AI Security: The Adversarial Layer

13 min read

The first time I sat in a room where the AI governance committee and the security team finally talked to each other, you could feel the temperature shift. The governance side had spent six months mapping risks, drafting policies, choosing a framework. The security architect listened for twenty minutes, then asked one question: “And who is trying to break it?” Nobody had an answer. The governance program had been built as if the only threat was the model getting things wrong by accident. The security team had been left out of the room because someone, somewhere, had filed AI under “data science”, not under “attack surface“.

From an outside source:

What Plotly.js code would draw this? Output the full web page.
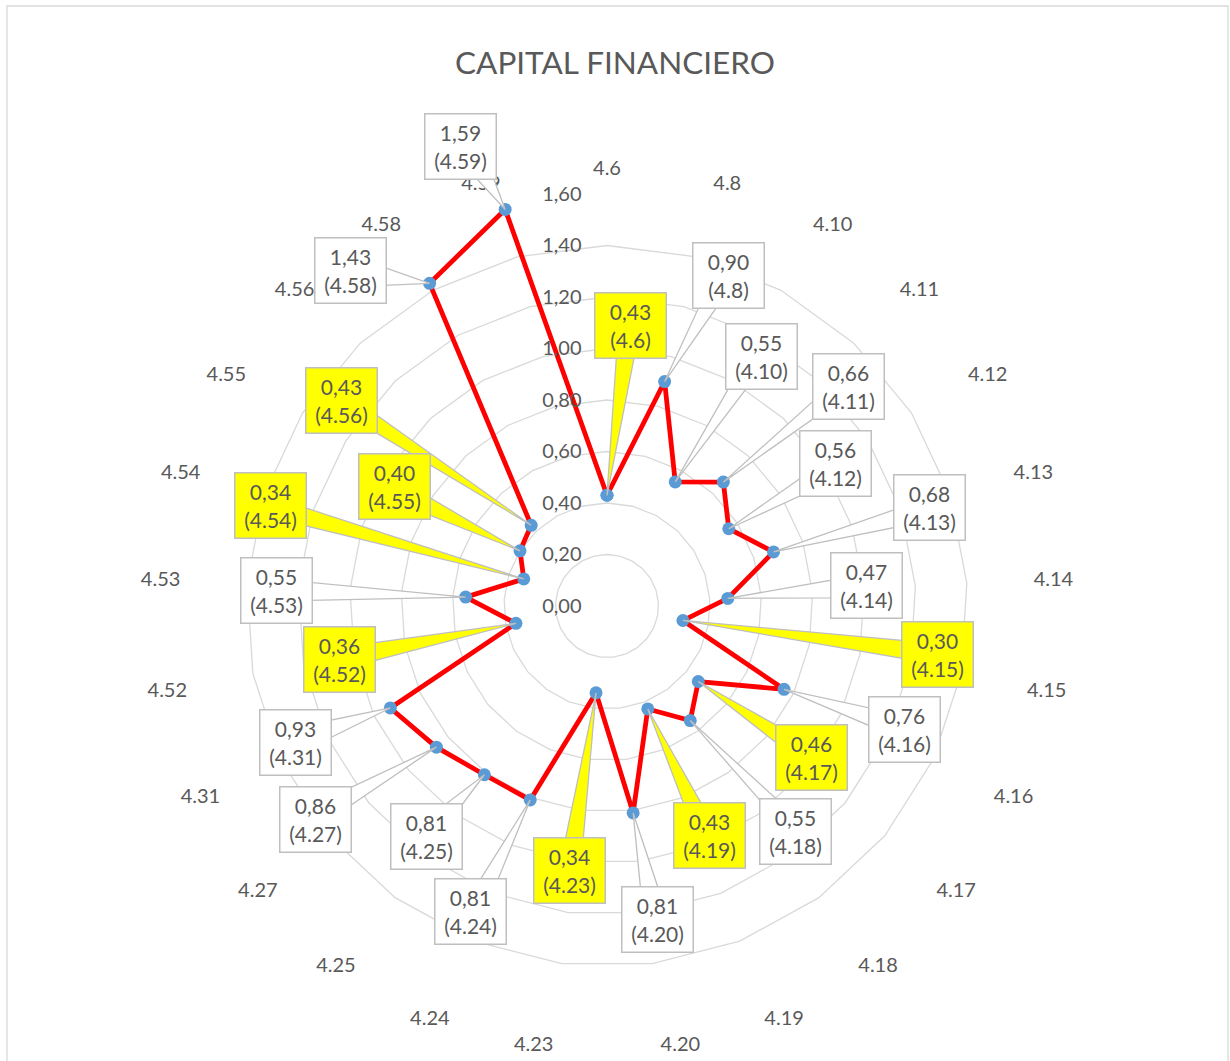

That gap is the whole reason this hub exists. Risk management, compliance, and data governance handle the AI working as designed and failing inside its envelope. AI security handles the AI under attack: someone deliberately pushing it outside its envelope, stealing it, poisoning it, or using it as a beachhead into the rest of your stack. Different discipline, different muscle, different people. And almost always, the discipline that arrives last.

What you will learn

  • Why AI security is a distinct layer, not a sub-bullet under risk
  • The shape of the AI attack surface in 2026
  • The five threat classes that should be on every operator’s threat model
  • How the security team and the governance team need to share a table
  • A 60-day starter plan to close the most common gaps

Why security is its own layer

In the weekly conversation I track among practitioners, security has been climbing steadily in real influence, sitting alongside Security Operations Center and Threat Hunting as adjacent concerns. The pattern is not subtle: the people doing this work are realising that AI systems are not just risky in the actuarial sense, they are targets. A model serving customer requests is a public API. A model with privileged access to internal systems is a privileged service account. A model trained on proprietary data is an intellectual property store. All three are now in scope for adversaries who, twelve months ago, were busy with phishing kits.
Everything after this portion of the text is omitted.